The Senate is crammed with "lone wolves and immense egos," former Majority Leader Trent Lott writes in a memoir that settles a few scores with fellow Republicans and recounts an improbable partnership with a Democratic president.There's some old news here, too: Lott seems to be "in denial of some deep-seated problems when it comes to race".In "Herding Cats, A Lifetime in Politics," Lott wrote that Sen. Bill Frist, his successor as majority leader, was one of the "main manipulators" in the events that resulted in his own loss of power. Lott lost his post in 2002 after making racially tinged remarks at a 100th birthday party for one-time segregationist Sen. Strom Thurmond.
"Frist's actions amounted to a 'personal betrayal,'" Lott wrote. "I had taken him under my wing. ... He was my protege. ... We'd been friends off and on the floor, and that's pretty rare in a governmental body loaded with lone wolves and enormous egos."
...President Bush also played a role in his downfall, Lott wrote, not so much with what he said, but by saying it in a tone that was "devastating ... booming and nasty."
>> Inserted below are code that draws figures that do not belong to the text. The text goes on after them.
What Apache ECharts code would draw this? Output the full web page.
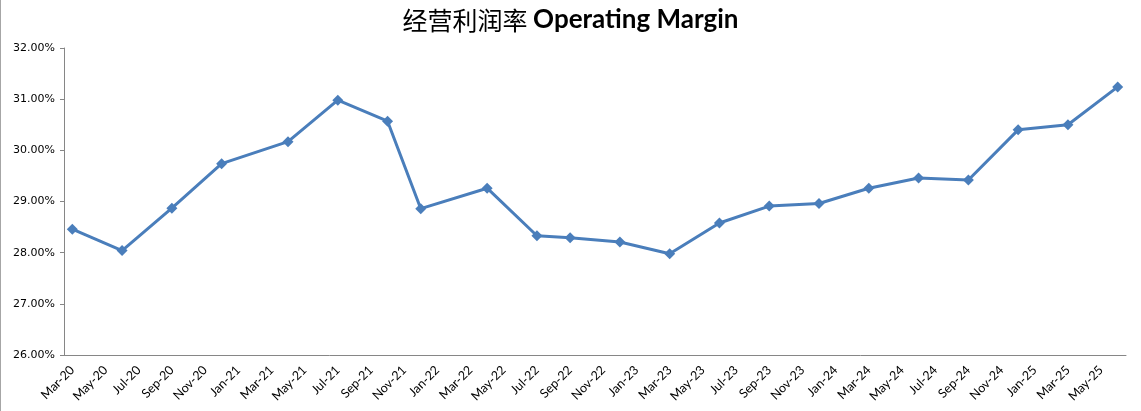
<!DOCTYPE html>
<html>
<head>
<meta charset="utf-8">
<script src="https://cdn.jsdelivr.net/npm/echarts@6/dist/echarts.min.js"></script>
<style>
html,body{margin:0;padding:0;background:#fff;}
#c{width:1141px;height:411px;}
</style>
</head>
<body>
<div id="c"></div>
<script>
// Data (months of observations and operating margin in %)
const obsMonths = ['2020-03','2020-06','2020-09','2020-12','2021-04','2021-07','2021-10','2021-12',
  '2022-04','2022-07','2022-09','2022-12','2023-03','2023-06','2023-09','2023-12',
  '2024-03','2024-06','2024-09','2024-12','2025-03','2025-06'];
const margins = [28.46, 28.04, 28.87, 29.74, 30.17, 30.98, 30.57, 28.86,
  29.26, 28.33, 28.29, 28.21, 27.98, 28.58, 28.91, 28.96,
  29.26, 29.46, 29.42, 30.40, 30.50, 31.24];
const axisStart = '2020-03';
const axisEnd = '2025-06';
const yTicks = [26, 27, 28, 29, 30, 31, 32];
const monthNames = ['Jan','Feb','Mar','Apr','May','Jun','Jul','Aug','Sep','Oct','Nov','Dec'];

// Build month categories along the date axis
const cats = [];
let [yy, mm] = axisStart.split('-').map(Number);
const [ey, em] = axisEnd.split('-').map(Number);
while (yy < ey || (yy === ey && mm <= em)) {
  cats.push(yy + '-' + String(mm).padStart(2, '0'));
  mm++; if (mm > 12) { mm = 1; yy++; }
}
const seriesData = cats.map(c => {
  const i = obsMonths.indexOf(c);
  return i >= 0 ? margins[i] : null;
});
function catLabel(c) {
  const [y, m] = c.split('-').map(Number);
  return monthNames[m - 1] + '-' + String(y).slice(2);
}

const chart = echarts.init(document.getElementById('c'));
chart.setOption({
  animation: false,
  backgroundColor: '#ffffff',
  title: {
    text: '经营利润率 {b|Operating Margin}',
    left: 'center',
    top: 2,
    textStyle: {
      fontFamily: '"Noto Sans CJK SC"',
      fontSize: 25,
      fontWeight: 'normal',
      color: '#000',
      rich: {
        b: { fontFamily: 'Lato', fontWeight: 'bold', fontSize: 26, color: '#000' }
      }
    }
  },
  graphic: [{
    type: 'line', shape: { x1: 0.5, y1: 0, x2: 0.5, y2: 411 },
    style: { stroke: '#a6a6a6', lineWidth: 1 }
  }],
  grid: { left: 64, right: 15, top: 48, bottom: 56, containLabel: false },
  xAxis: {
    type: 'category',
    data: cats,
    boundaryGap: true,
    axisLine: { lineStyle: { color: '#868686', width: 1 } },
    axisTick: { interval: 1, length: 4, lineStyle: { color: '#868686' } },
    axisLabel: {
      interval: 1,
      rotate: 45,
      formatter: catLabel,
      fontFamily: 'Lato',
      fontSize: 12.5,
      color: '#000',
      margin: 13
    },
    splitLine: { show: false }
  },
  yAxis: {
    type: 'value',
    min: yTicks[0],
    max: yTicks[yTicks.length - 1],
    interval: 1,
    axisLine: { show: true, lineStyle: { color: '#868686', width: 1 } },
    axisTick: { show: true, length: 4, lineStyle: { color: '#868686' } },
    axisLabel: {
      formatter: v => v.toFixed(2) + '%',
      fontFamily: '"DejaVu Sans"',
      fontSize: 11,
      color: '#000',
      margin: 9
    },
    splitLine: { show: false }
  },
  series: [{
    type: 'line',
    data: seriesData,
    connectNulls: true,
    symbol: 'diamond',
    symbolSize: 11,
    showAllSymbol: true,
    lineStyle: { color: '#4a7ebb', width: 3 },
    itemStyle: { color: '#4a7ebb' }
  }]
});
</script>
</body>
</html>
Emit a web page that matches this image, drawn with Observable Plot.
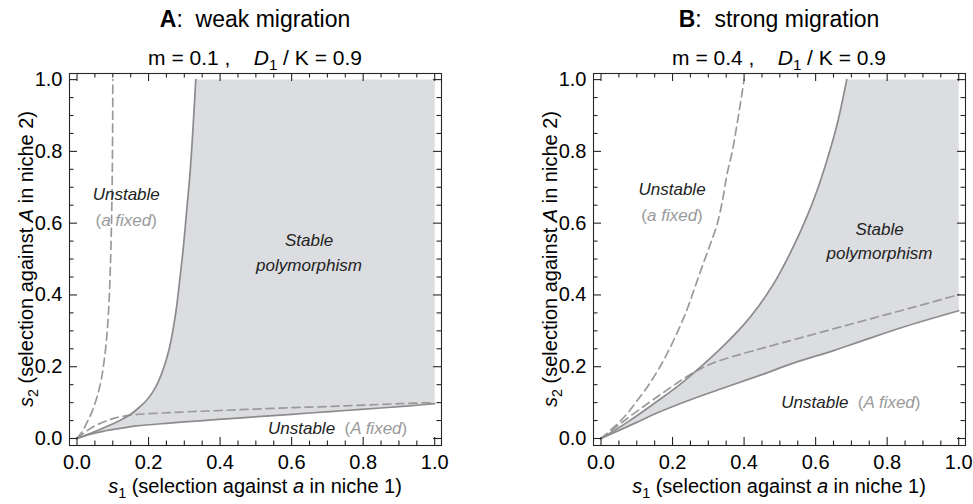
<!DOCTYPE html>
<html><head><meta charset="utf-8">
<script src="https://cdn.jsdelivr.net/npm/d3@7"></script>
<script src="https://cdn.jsdelivr.net/npm/@observablehq/plot@0.6"></script>
<style>
body{margin:0;background:#fff;}
#wrap{display:flex;width:973px;height:504px;overflow:hidden;}
</style></head><body><div id="wrap"></div>
<script>
// ---- tick values ----
const majorTicks = [0, 0.2, 0.4, 0.6, 0.8, 1.0];
const minorTicks = [0.05,0.1,0.15,0.25,0.3,0.35,0.45,0.5,0.55,0.65,0.7,0.75,0.85,0.9,0.95];

// ---- Panel A (m = 0.1) ----
const aUpperS1 = [0, 0.04, 0.08, 0.115, 0.148, 0.172, 0.194, 0.212, 0.228, 0.245, 0.259, 0.276, 0.287, 0.298, 0.307, 0.316, 0.324, 0.332];
const aUpperS2 = [0, 0.015, 0.032, 0.048, 0.066, 0.085, 0.106, 0.13, 0.16, 0.205, 0.255, 0.35, 0.44, 0.54, 0.64, 0.74, 0.86, 1.0];
const aLowerS1 = [0, 0.03, 0.073, 0.12, 0.166, 0.259, 0.352, 0.45, 0.538, 0.65, 0.75, 0.85, 0.93, 1.0];
const aLowerS2 = [0, 0.010, 0.020, 0.028, 0.035, 0.043, 0.050, 0.057, 0.063, 0.071, 0.078, 0.085, 0.091, 0.097];
const aDashLowS1 = [0, 0.02, 0.05, 0.08, 0.11, 0.148, 0.2, 0.3, 0.4, 0.5, 0.6, 0.7, 0.8, 0.9, 1.0];
const aDashLowS2 = [0, 0.016, 0.035, 0.048, 0.058, 0.065, 0.069, 0.074, 0.078, 0.082, 0.086, 0.089, 0.093, 0.097, 0.100];
const aDashHighS1 = [0, 0.015, 0.028, 0.04, 0.051, 0.06, 0.068, 0.075, 0.081, 0.086, 0.09, 0.093, 0.0955, 0.0975, 0.099, 0.0998, 0.1];
const aDashHighS2 = [0, 0.02, 0.045, 0.07, 0.1, 0.13, 0.165, 0.21, 0.26, 0.32, 0.39, 0.47, 0.56, 0.66, 0.78, 0.9, 1.0];

// ---- Panel B (m = 0.4) ----
const bUpperS1 = [0, 0.073, 0.166, 0.23, 0.287, 0.34, 0.398, 0.44, 0.482, 0.51, 0.538, 0.57, 0.6, 0.63, 0.66, 0.687];
const bUpperS2 = [0, 0.045, 0.11, 0.158, 0.207, 0.256, 0.316, 0.368, 0.43, 0.48, 0.535, 0.605, 0.68, 0.77, 0.875, 1.0];
const bLowerS1 = [0, 0.1, 0.166, 0.25, 0.352, 0.45, 0.538, 0.65, 0.724, 0.85, 1.0];
const bLowerS2 = [0, 0.045, 0.075, 0.108, 0.144, 0.178, 0.21, 0.245, 0.27, 0.312, 0.356];
const bDashLowS1 = [0, 0.055, 0.12, 0.18, 0.23, 0.27, 0.31, 0.36, 0.42, 0.5, 0.6, 0.7, 0.8, 0.9, 1.0];
const bDashLowS2 = [0, 0.042, 0.09, 0.132, 0.166, 0.19, 0.209, 0.226, 0.243, 0.265, 0.292, 0.319, 0.346, 0.373, 0.401];
const bDashHighS1 = [0, 0.04, 0.073, 0.1, 0.129, 0.158, 0.185, 0.213, 0.24, 0.262, 0.285, 0.305, 0.324, 0.34, 0.352, 0.367, 0.38, 0.39, 0.4];
const bDashHighS2 = [0, 0.035, 0.069, 0.104, 0.143, 0.188, 0.237, 0.295, 0.358, 0.42, 0.485, 0.54, 0.595, 0.665, 0.735, 0.8, 0.874, 0.935, 1.0];

const FONT = "'Liberation Sans', Arial, Helvetica, sans-serif";
const INK = "#262626";
const GRAY_LINE = "#8c8c8c";
const GRAY_DASH = "#9a9a9a";
const SHADE = "#dcdde0";
const GRAY_TEXT = "#9a9a9a";
const NB = "\u00a0";

const pts = (xs, ys) => xs.map((x, i) => ({x, y: ys[i]}));

function addText(svg, x, y, parts, {anchor = "middle", size = 17, rotate = null} = {}) {
  const t = d3.select(svg).append("text")
    .attr("x", x).attr("y", y)
    .attr("text-anchor", anchor)
    .attr("font-family", FONT)
    .attr("font-size", size)
    .attr("fill", "currentColor");
  if (rotate !== null) t.attr("transform", `rotate(${rotate},${x},${y})`);
  let shift = 0;
  for (const p of parts) {
    const s = t.append("tspan").text(p.t);
    if (p.italic) s.attr("font-style", "italic");
    if (p.bold) s.attr("font-weight", "bold");
    if (p.fill) s.attr("fill", p.fill);
    if (p.sub) {
      s.attr("font-size", size * 0.72).attr("dy", size * 0.25 - shift);
      shift = size * 0.25;
    } else if (shift) {
      s.attr("dy", -shift);
      shift = 0;
    }
  }
  return t;
}

function makePanel(p) {
  const upper = pts(p.upperS1, p.upperS2);
  const lower = pts(p.lowerS1, p.lowerS2);
  const region = [...upper, {x: 1, y: 1}, ...lower.slice().reverse()];
  const plotW = 372, plotH = 372, mt = 73, mb = 59;
  const xd = [-0.021, 1.019], yd = [-0.0195, 1.017];
  const kx = plotW / (xd[1] - xd[0]), ky = plotH / (yd[1] - yd[0]);
  const TK = 8, tk = 4.5;
  const tickOpts = {stroke: INK, strokeWidth: 1.1};
  const lineStyle = {x: "x", y: "y", curve: "catmull-rom", strokeWidth: 1.7};
  const chart = Plot.plot({
    width: p.width, height: 504,
    marginLeft: p.ml, marginRight: p.width - p.ml - plotW,
    marginTop: mt, marginBottom: mb,
    x: {domain: xd},
    y: {domain: yd},
    style: "background: white;",
    marks: [
      Plot.line(region, {x: "x", y: "y", fill: SHADE, stroke: "none"}),
      Plot.line(pts(p.dashHighS1, p.dashHighS2), {...lineStyle, stroke: GRAY_DASH, strokeDasharray: "8,5"}),
      Plot.line(pts(p.dashLowS1, p.dashLowS2), {...lineStyle, stroke: GRAY_DASH, strokeDasharray: "8,5"}),
      Plot.line(upper, {...lineStyle, stroke: GRAY_LINE}),
      Plot.line(lower, {...lineStyle, stroke: GRAY_LINE}),
      Plot.frame({stroke: INK, strokeWidth: 1.1}),
      // inward ticks on all four sides
      Plot.ruleX(majorTicks, {x: d => d, y1: yd[0], y2: yd[0] + TK / ky, ...tickOpts}),
      Plot.ruleX(minorTicks, {x: d => d, y1: yd[0], y2: yd[0] + tk / ky, ...tickOpts}),
      Plot.ruleX(majorTicks, {x: d => d, y1: yd[1], y2: yd[1] - TK / ky, ...tickOpts}),
      Plot.ruleX(minorTicks, {x: d => d, y1: yd[1], y2: yd[1] - tk / ky, ...tickOpts}),
      Plot.ruleY(majorTicks, {y: d => d, x1: xd[0], x2: xd[0] + TK / kx, ...tickOpts}),
      Plot.ruleY(minorTicks, {y: d => d, x1: xd[0], x2: xd[0] + tk / kx, ...tickOpts}),
      Plot.ruleY(majorTicks, {y: d => d, x1: xd[1], x2: xd[1] - TK / kx, ...tickOpts}),
      Plot.ruleY(minorTicks, {y: d => d, x1: xd[1], x2: xd[1] - tk / kx, ...tickOpts}),
      Plot.axisX({ticks: majorTicks, tickSize: 0, tickPadding: 9, tickFormat: d3.format(".1f"), fontSize: 20, fontFamily: FONT, label: null}),
      Plot.axisY({ticks: majorTicks, tickSize: 0, tickPadding: 7, tickFormat: d3.format(".1f"), fontSize: 20, fontFamily: FONT, label: null})
    ]
  });
  const sx = chart.scale("x"), sy = chart.scale("y");
  const cx = p.ml + plotW / 2;
  const cy = mt + plotH / 2;
  addText(chart, cx, 27, [{t: p.letter, bold: true}, {t: ":" + NB + NB + p.title}], {size: 23});
  addText(chart, cx, 65, [{t: "m = " + p.m + NB + "," + NB + NB + NB + NB}, {t: "D", italic: true}, {t: "1", sub: true}, {t: " / K = 0.9"}], {size: 21});
  addText(chart, cx, 493, [{t: "s", italic: true}, {t: "1", sub: true}, {t: " (selection against "}, {t: "a", italic: true}, {t: " in niche 1)"}], {size: 20});
  addText(chart, p.ml - 36, cy, [{t: "s", italic: true}, {t: "2", sub: true}, {t: " (selection against "}, {t: "A", italic: true}, {t: " in niche 2)"}], {size: 20, rotate: -90});
  const L = p.labels;
  addText(chart, sx.apply(L.unstA[0]), sy.apply(L.unstA[1]), [{t: "Unstable", italic: true, fill: "#222"}], {size: 17});
  addText(chart, sx.apply(L.fixA[0]), sy.apply(L.fixA[1]), [{t: "(", fill: GRAY_TEXT}, {t: "a fixed", italic: true, fill: GRAY_TEXT}, {t: ")", fill: GRAY_TEXT}], {size: 17});
  addText(chart, sx.apply(L.stable[0]), sy.apply(L.stable[1]), [{t: "Stable", italic: true, fill: "#222"}], {size: 17});
  addText(chart, sx.apply(L.poly[0]), sy.apply(L.poly[1]), [{t: "polymorphism", italic: true, fill: "#222"}], {size: 17});
  addText(chart, sx.apply(L.unstB[0]), sy.apply(L.unstB[1]), [{t: "Unstable", italic: true, fill: "#222"}, {t: NB + NB + "(", fill: GRAY_TEXT}, {t: "A fixed", italic: true, fill: GRAY_TEXT}, {t: ")", fill: GRAY_TEXT}], {size: 17});
  return chart;
}

const wrap = document.getElementById("wrap");
wrap.appendChild(makePanel({
  width: 486, ml: 69, letter: "A", title: "weak migration", m: "0.1",
  upperS1: aUpperS1, upperS2: aUpperS2, lowerS1: aLowerS1, lowerS2: aLowerS2,
  dashLowS1: aDashLowS1, dashLowS2: aDashLowS2, dashHighS1: aDashHighS1, dashHighS2: aDashHighS2,
  labels: {unstA: [0.139, 0.663], fixA: [0.139, 0.59], stable: [0.65, 0.536], poly: [0.65, 0.465], unstB: [0.73, 0.011]}
}));
wrap.appendChild(makePanel({
  width: 487, ml: 107, letter: "B", title: "strong migration", m: "0.4",
  upperS1: bUpperS1, upperS2: bUpperS2, lowerS1: bLowerS1, lowerS2: bLowerS2,
  dashLowS1: bDashLowS1, dashLowS2: bDashLowS2, dashHighS1: bDashHighS1, dashHighS2: bDashHighS2,
  labels: {unstA: [0.2, 0.676], fixA: [0.2, 0.606], stable: [0.78, 0.567], poly: [0.78, 0.5], unstB: [0.7, 0.083]}
}));
</script></body></html>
A native of Mississippi, Lott recalled feeling "anger in my heart over the way the federal government had invaded Ole Miss to accomplish something that could have been handled peacefully and administratively," a reference to the admission of the University of Mississippi's first black student in 1962.Yah, right. They ignored the 14th Amendment for almost a hundred years, but we could have let the good 'ol boys get around to it "administratively".
Well, Mr. Lott, I don't think we should hold you to that commandment - I've never thought of you as much of a Republican anyway.